AIM OF THE EXERCISE.
Find the lines containing the word "that" and copy every one of them.

#### RECORDED DATA

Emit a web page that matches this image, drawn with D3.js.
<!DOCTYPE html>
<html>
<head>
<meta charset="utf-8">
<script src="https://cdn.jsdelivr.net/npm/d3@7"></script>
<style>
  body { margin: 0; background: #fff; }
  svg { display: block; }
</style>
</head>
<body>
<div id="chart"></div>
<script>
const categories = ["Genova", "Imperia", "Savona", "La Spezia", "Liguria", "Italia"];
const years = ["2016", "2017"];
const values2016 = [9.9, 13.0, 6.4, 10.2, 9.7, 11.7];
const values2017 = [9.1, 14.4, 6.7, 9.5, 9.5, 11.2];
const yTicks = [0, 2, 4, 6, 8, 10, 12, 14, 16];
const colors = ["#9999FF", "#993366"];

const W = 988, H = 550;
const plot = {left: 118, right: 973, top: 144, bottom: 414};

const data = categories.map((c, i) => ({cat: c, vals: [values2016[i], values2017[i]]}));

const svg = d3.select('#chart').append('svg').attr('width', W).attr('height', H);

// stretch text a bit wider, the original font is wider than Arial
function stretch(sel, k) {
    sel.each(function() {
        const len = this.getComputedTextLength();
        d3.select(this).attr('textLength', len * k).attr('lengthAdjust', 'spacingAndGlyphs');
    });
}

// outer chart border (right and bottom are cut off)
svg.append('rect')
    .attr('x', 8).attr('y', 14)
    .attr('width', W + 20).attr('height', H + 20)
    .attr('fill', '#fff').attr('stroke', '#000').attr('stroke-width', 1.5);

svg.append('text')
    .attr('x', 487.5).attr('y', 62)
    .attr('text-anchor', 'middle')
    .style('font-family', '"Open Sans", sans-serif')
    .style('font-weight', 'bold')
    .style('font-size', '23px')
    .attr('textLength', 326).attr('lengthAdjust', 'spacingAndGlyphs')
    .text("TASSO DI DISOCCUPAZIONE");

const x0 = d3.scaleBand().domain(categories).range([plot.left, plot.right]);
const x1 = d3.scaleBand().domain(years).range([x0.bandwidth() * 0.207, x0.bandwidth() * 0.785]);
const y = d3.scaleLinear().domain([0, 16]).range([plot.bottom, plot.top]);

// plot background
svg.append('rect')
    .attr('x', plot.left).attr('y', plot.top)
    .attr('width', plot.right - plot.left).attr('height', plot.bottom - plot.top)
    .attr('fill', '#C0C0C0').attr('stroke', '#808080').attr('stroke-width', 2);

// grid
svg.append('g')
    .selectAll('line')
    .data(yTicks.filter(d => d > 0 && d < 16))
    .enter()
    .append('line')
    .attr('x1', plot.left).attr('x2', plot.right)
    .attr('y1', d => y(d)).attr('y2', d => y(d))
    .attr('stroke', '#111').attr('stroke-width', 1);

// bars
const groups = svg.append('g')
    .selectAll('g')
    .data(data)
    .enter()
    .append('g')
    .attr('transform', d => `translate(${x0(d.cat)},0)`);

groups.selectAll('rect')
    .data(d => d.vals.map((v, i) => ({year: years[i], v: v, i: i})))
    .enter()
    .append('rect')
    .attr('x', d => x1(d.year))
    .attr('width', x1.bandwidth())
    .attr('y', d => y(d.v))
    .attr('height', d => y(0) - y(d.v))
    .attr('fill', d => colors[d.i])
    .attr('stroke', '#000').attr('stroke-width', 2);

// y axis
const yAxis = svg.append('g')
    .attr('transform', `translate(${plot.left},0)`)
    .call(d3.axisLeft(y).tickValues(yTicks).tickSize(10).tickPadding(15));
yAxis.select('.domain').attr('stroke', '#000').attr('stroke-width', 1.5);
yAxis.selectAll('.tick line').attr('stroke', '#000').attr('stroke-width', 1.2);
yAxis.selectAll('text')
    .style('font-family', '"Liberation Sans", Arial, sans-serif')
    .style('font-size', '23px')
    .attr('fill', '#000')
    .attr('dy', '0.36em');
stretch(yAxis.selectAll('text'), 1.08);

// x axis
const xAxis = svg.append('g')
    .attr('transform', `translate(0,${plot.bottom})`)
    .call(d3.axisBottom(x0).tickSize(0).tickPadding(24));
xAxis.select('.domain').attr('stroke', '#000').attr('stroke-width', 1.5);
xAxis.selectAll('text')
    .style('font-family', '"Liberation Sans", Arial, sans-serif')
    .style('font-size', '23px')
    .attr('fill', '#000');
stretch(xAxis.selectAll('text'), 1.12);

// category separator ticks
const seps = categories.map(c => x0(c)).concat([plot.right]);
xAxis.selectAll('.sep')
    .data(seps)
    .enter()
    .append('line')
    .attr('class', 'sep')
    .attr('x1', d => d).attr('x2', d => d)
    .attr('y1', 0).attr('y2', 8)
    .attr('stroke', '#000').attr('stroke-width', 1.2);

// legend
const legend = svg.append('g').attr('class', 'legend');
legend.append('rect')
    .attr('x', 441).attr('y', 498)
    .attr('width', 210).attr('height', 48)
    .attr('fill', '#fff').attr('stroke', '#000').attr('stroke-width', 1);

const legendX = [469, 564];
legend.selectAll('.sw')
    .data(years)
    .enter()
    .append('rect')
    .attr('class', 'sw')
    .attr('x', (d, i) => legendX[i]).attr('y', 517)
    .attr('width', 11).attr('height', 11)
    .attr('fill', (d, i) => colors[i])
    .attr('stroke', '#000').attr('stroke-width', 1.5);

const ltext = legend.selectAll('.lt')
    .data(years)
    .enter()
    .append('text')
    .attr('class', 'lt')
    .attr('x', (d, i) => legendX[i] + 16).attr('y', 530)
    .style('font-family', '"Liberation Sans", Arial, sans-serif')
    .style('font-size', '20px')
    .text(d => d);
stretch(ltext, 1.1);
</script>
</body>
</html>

########
#### RECORDED DATA

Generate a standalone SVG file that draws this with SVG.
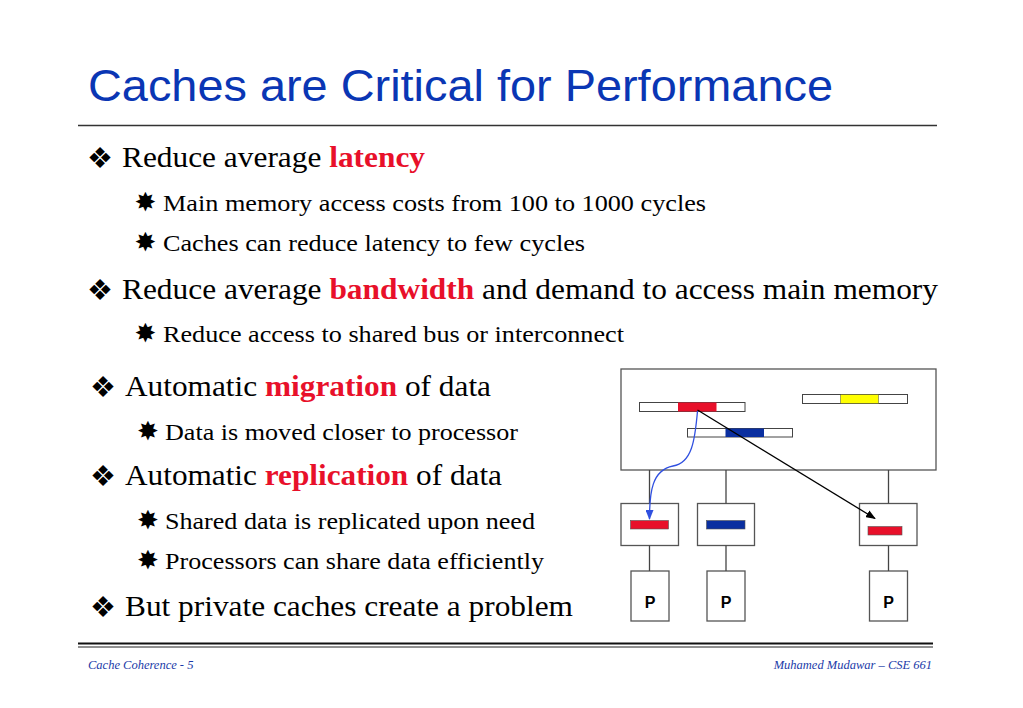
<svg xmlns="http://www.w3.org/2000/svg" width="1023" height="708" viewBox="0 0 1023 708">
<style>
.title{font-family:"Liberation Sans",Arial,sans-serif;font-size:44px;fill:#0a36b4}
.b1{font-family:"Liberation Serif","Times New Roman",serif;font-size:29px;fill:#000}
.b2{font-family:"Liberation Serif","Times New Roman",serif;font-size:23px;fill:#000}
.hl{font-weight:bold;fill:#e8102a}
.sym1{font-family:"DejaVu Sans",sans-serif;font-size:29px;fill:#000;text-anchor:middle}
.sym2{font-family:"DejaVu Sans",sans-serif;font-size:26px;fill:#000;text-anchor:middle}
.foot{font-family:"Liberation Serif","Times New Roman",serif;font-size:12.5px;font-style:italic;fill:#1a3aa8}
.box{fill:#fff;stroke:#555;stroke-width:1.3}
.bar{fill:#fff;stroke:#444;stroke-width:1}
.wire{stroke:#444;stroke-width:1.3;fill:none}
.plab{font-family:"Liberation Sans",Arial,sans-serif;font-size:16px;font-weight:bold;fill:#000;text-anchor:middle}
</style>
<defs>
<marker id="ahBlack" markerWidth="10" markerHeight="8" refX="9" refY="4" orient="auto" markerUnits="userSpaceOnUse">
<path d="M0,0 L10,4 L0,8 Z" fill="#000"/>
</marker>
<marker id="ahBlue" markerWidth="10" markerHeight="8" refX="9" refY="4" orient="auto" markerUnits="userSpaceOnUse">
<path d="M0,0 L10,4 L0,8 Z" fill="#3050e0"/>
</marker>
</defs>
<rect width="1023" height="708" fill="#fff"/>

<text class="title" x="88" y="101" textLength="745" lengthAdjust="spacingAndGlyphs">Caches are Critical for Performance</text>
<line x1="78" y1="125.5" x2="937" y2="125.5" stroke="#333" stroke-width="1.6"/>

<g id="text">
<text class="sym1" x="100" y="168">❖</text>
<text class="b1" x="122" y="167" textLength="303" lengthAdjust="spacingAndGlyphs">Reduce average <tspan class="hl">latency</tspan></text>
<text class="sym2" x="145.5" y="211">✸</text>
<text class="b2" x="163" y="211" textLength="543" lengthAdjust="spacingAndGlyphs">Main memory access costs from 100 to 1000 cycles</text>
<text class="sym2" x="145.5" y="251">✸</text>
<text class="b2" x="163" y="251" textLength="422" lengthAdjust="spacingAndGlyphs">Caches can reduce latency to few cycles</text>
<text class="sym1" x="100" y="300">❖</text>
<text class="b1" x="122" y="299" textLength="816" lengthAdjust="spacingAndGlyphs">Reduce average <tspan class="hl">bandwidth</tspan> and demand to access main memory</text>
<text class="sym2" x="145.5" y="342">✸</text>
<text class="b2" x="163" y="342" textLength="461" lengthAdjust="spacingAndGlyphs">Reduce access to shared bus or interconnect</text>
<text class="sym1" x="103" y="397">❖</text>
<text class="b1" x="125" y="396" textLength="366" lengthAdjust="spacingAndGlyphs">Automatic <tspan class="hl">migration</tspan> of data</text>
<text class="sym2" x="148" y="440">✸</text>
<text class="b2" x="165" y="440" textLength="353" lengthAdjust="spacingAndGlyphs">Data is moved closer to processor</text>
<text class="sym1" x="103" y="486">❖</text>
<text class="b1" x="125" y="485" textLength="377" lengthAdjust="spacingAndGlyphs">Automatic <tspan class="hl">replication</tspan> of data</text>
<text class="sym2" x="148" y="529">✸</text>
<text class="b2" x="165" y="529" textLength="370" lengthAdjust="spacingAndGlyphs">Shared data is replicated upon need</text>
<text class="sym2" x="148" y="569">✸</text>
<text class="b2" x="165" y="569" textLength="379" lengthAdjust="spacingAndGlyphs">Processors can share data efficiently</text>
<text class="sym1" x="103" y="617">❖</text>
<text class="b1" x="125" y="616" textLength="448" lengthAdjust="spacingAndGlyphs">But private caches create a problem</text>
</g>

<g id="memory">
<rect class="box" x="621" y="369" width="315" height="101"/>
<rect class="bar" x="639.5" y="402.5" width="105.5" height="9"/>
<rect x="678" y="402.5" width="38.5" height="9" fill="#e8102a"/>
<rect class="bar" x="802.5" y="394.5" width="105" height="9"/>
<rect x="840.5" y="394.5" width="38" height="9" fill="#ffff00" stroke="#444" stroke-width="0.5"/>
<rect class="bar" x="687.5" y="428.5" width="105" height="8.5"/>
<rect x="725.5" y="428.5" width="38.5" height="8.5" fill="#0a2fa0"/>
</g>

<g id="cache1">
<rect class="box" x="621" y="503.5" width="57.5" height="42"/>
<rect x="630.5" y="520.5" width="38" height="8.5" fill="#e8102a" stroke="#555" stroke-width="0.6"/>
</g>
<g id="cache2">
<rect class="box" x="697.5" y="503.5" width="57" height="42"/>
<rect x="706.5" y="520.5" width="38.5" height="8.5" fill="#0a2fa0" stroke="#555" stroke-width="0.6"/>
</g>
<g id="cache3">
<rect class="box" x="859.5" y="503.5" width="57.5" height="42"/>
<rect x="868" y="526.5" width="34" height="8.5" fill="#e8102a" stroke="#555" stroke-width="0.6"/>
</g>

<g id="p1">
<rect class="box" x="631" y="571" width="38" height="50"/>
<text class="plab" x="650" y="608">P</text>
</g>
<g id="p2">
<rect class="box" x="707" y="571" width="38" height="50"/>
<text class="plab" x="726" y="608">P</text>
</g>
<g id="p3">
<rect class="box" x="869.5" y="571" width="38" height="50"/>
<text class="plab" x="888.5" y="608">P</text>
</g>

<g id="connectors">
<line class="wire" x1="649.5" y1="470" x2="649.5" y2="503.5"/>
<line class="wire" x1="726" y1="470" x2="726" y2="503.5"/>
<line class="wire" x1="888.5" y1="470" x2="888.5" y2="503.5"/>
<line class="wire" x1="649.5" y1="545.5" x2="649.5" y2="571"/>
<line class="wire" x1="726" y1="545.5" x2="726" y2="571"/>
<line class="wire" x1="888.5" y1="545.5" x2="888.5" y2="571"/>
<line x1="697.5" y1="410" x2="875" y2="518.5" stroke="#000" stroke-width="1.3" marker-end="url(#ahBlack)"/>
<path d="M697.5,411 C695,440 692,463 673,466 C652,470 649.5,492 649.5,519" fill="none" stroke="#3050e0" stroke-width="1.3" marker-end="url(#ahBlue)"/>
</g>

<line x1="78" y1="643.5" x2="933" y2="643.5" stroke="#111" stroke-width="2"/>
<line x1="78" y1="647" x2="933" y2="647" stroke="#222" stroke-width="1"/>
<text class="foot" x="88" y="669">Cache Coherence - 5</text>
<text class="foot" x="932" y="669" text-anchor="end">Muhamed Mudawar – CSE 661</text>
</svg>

########

FINAL ANSWER.
Emit a web page that matches this image, drawn with D3.js.
Generate a standalone SVG file that draws this with SVG.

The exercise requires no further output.